GEO Spacecraft Rendezvous Sequence Mission Planning Based on Data Augmented REINFORCE Algorithm

This article proposes a fast multispacecraft rendezvous sequence mission planning algorithm based on neural combinatorial optimization and deep reinforcement learning (DRL). The algorithm can address rendezvous requirements for various geostationary Earth orbit (GEO) spacecraft on-orbit servicing missions, such as on-orbit maintenance and on-orbit refueling. In order to meet the fast decision-making needs of multispacecraft rendezvous missions and ensure the successful completion of the missions, we take advantage of the fast calculation speed of the DRL algorithm and make some unique designs to address the challenges of missions, and finally propose the data augmented REINFORCE algorithm (DARA). The algorithm can rapidly plan the optimal rendezvous sequence for multiple GEO targets and minimize fuel consumption while completing all rendezvous missions. It is implemented based on the REINFORCE algorithm using a multihead attention neural network.
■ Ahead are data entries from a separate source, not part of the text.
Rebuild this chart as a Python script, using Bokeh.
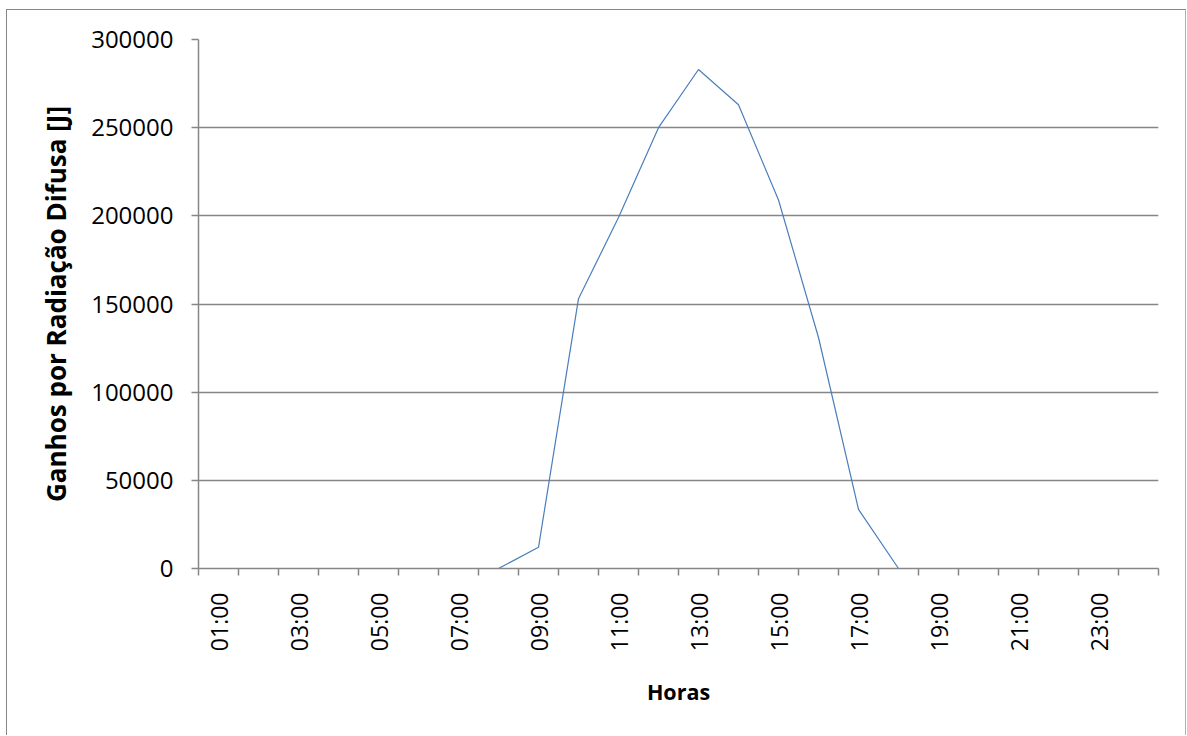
import math
from bokeh.plotting import figure
from bokeh.models import Range1d, FixedTicker, BasicTickFormatter
from bokeh.embed import file_html
from bokeh.resources import INLINE

hours = ["01:00", "02:00", "03:00", "04:00", "05:00", "06:00", "07:00", "08:00",
         "09:00", "10:00", "11:00", "12:00", "13:00", "14:00", "15:00", "16:00",
         "17:00", "18:00", "19:00", "20:00", "21:00", "22:00", "23:00", "24:00"]
ganhos = [0, 0, 0, 0, 0, 0, 0, 0,
          12000, 153000, 199000, 250000, 283000, 263000, 209000, 131000,
          33500, 0, 0, 0, 0, 0, 0, 0]
y_ticks = [0, 50000, 100000, 150000, 200000, 250000, 300000]

x_pos = list(range(1, len(hours) + 1))
label_pos = x_pos[::2]
boundaries = [i + 0.5 for i in range(0, len(hours) + 1)]

FONT = "Open Sans"
GRAY = "#868686"

p = figure(width=1180, height=726, output_backend="svg", toolbar_location=None,
           x_range=Range1d(0.5, len(hours) + 0.5), y_range=Range1d(0, 300000),
           min_border_left=191, min_border_right=29, min_border_top=29,
           min_border_bottom=168)
p.outline_line_color = None
p.styles = {"border-left": "1px solid #868686", "border-top": "1px solid #868686",
            "border-right": "1px solid #b0b0b0", "box-sizing": "border-box",
            "margin-left": "6px", "margin-top": "9px"}

p.line(x_pos, ganhos, line_color="#4A7EBB", line_width=1.2)

# x axis
xa = p.xaxis[0]
xa.ticker = FixedTicker(ticks=label_pos, minor_ticks=boundaries)
xa.major_label_overrides = {x: hours[x - 1] for x in label_pos}
xa.major_tick_out = 0
xa.major_tick_in = 0
xa.minor_tick_out = 7
xa.minor_tick_in = 0
xa.minor_tick_line_color = GRAY
xa.minor_tick_line_width = 1.5
xa.axis_line_color = GRAY
xa.axis_line_width = 1.5
xa.major_label_orientation = math.pi / 2
xa.major_label_standoff = 17
xa.major_label_text_font = FONT
xa.major_label_text_font_size = "23px"
xa.major_label_text_color = "black"
xa.axis_label = "Horas"
xa.axis_label_text_font = FONT
xa.axis_label_text_font_style = "bold"
xa.axis_label_text_font_size = "21.5px"
xa.axis_label_text_color = "black"
xa.axis_label_standoff = 23

# y axis
ya = p.yaxis[0]
ya.ticker = FixedTicker(ticks=y_ticks)
ya.formatter = BasicTickFormatter(use_scientific=False)
ya.major_tick_out = 7
ya.major_tick_in = 0
ya.minor_tick_out = 0
ya.minor_tick_in = 0
ya.major_tick_line_color = GRAY
ya.major_tick_line_width = 1.5
ya.axis_line_color = GRAY
ya.axis_line_width = 1.5
ya.major_label_standoff = 18
ya.major_label_text_font = FONT
ya.major_label_text_font_size = "24px"
ya.major_label_text_color = "black"
ya.axis_label = "Ganhos por Radiação Difusa [J]"
ya.axis_label_text_font = FONT
ya.axis_label_text_font_style = "bold"
ya.axis_label_text_font_size = "26px"
ya.axis_label_text_color = "black"
ya.axis_label_standoff = 14

p.xgrid.grid_line_color = None
p.ygrid.grid_line_color = GRAY
p.ygrid.grid_line_width = 1.5
p.ygrid.ticker = FixedTicker(ticks=y_ticks)

open("out.html", "w").write(file_html(p, INLINE))
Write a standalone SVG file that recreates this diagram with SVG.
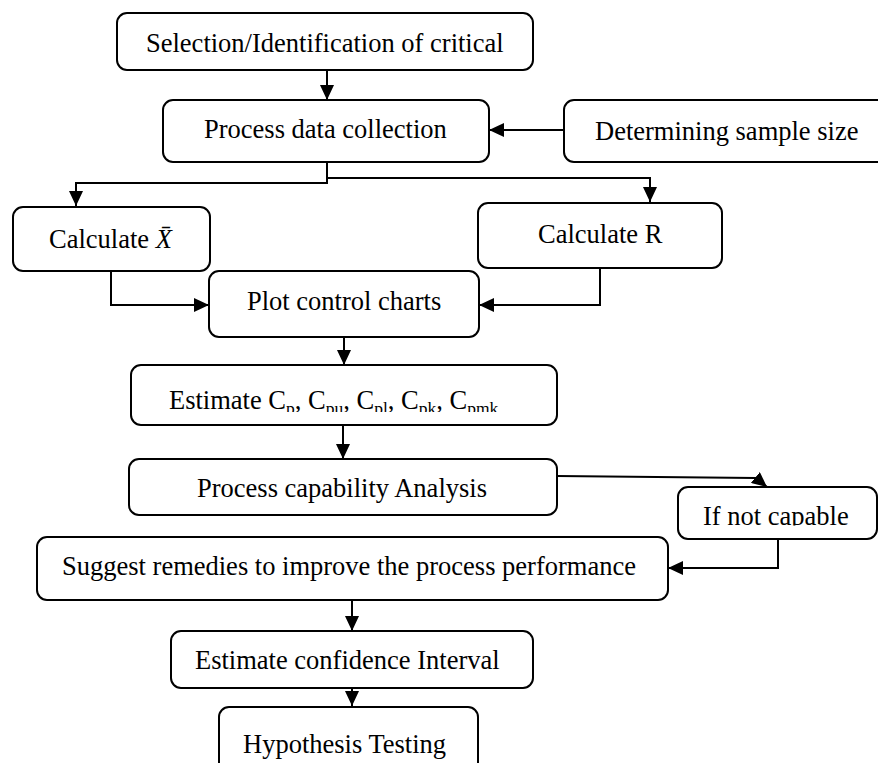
<svg xmlns="http://www.w3.org/2000/svg" width="878" height="763" viewBox="0 0 878 763">
<style>
.box{fill:#fff;stroke:#000;stroke-width:2}
.t{font-family:"Liberation Serif","Times New Roman",serif;font-size:26.5px;fill:#000}
.c{fill:none;stroke:#000;stroke-width:2}
</style>
<defs>
<marker id="ah" markerUnits="userSpaceOnUse" markerWidth="16" markerHeight="14" refX="15" refY="7" orient="auto">
<path d="M0,0 L15,7 L0,14 Z" fill="#000"/>
</marker>
<clipPath id="clipE"><rect x="131" y="365" width="426" height="47"/></clipPath>
<clipPath id="clipI"><rect x="678" y="487" width="199" height="38.5"/></clipPath>
</defs>
<rect width="878" height="763" fill="#fff"/>
<g id="connectors">
<path class="c" d="M327,70 V100" marker-end="url(#ah)"/>
<path class="c" d="M564,130 H489" marker-end="url(#ah)"/>
<path class="c" d="M327,162 V183 H76 V206" marker-end="url(#ah)"/>
<path class="c" d="M327,178 H650 V202" marker-end="url(#ah)"/>
<path class="c" d="M111,271 V305 H209" marker-end="url(#ah)"/>
<path class="c" d="M600,268 V305 H479" marker-end="url(#ah)"/>
<path class="c" d="M344,337 V365" marker-end="url(#ah)"/>
<path class="c" d="M343,425 V459" marker-end="url(#ah)"/>
<path class="c" d="M557,476 L756,478 L767,487" marker-end="url(#ah)"/>
<path class="c" d="M778,539 V568 H668" marker-end="url(#ah)"/>
<path class="c" d="M352,600 V631" marker-end="url(#ah)"/>
<path class="c" d="M352,688 V706" marker-end="url(#ah)"/>
</g>
<g id="n1"><rect class="box" x="117" y="13" width="416" height="57" rx="10"/><text class="t" x="146" y="52">Selection/Identification of critical</text></g>
<g id="n2"><rect class="box" x="163" y="100" width="326" height="62" rx="10"/><text class="t" x="204" y="138">Process data collection</text></g>
<g id="n3"><rect class="box" x="564" y="100" width="330" height="62" rx="10"/><text class="t" x="595" y="140">Determining sample size</text></g>
<g id="n4"><rect class="box" x="13" y="207" width="197" height="64" rx="10"/><text class="t" x="49" y="248">Calculate <tspan font-style="italic">X̄</tspan></text></g>
<g id="n5"><rect class="box" x="478" y="203" width="244" height="65" rx="10"/><text class="t" x="538" y="243">Calculate R</text></g>
<g id="n6"><rect class="box" x="209" y="271" width="270" height="66" rx="10"/><text class="t" x="247" y="310">Plot control charts</text></g>
<g id="n7"><rect class="box" x="131" y="365" width="426" height="60" rx="10"/><text class="t" x="169" y="409" clip-path="url(#clipE)">Estimate C<tspan font-size="17.5" dy="5">p</tspan><tspan dy="-5">, C</tspan><tspan font-size="17.5" dy="5">pu</tspan><tspan dy="-5">, C</tspan><tspan font-size="17.5" dy="5">pl</tspan><tspan dy="-5">, C</tspan><tspan font-size="17.5" dy="5">pk</tspan><tspan dy="-5">, C</tspan><tspan font-size="17.5" dy="5">pmk</tspan></text></g>
<g id="n8"><rect class="box" x="129" y="459" width="428" height="56" rx="10"/><text class="t" x="197" y="497">Process capability Analysis</text></g>
<g id="n9"><rect class="box" x="678" y="487" width="199" height="52" rx="10"/><text class="t" x="703" y="525" clip-path="url(#clipI)">If not capable</text></g>
<g id="n10"><rect class="box" x="37" y="537" width="631" height="63" rx="10"/><text class="t" x="62" y="575">Suggest remedies to improve the process performance</text></g>
<g id="n11"><rect class="box" x="171" y="631" width="362" height="57" rx="10"/><text class="t" x="195" y="669">Estimate confidence Interval</text></g>
<g id="n12"><rect class="box" x="219" y="707" width="259" height="70" rx="10"/><text class="t" x="243" y="753">Hypothesis Testing</text></g>
</svg>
In order to solve the problem that DRL training is difficult due to the time-varying characteristics of the space targets’ positions, a data augmentation method is designed to strengthen the learning weights of different parameters. In order to solve the problem of trivial objective function gradient and slow iteration caused by the dense distribution of orbital planes, a loss function is designed to improve the earning efficiency of the neural network. Through multiple comparative experiments with existing algorithms, the calculation speed of DARA significantly exceeds that of commonly used heuristic mission planning algorithms. The results accuracy is better than that of various meta-heuristic algorithms and typical reinforcement learning algorithm, which proves the effectiveness and superiority of the proposed algorithm.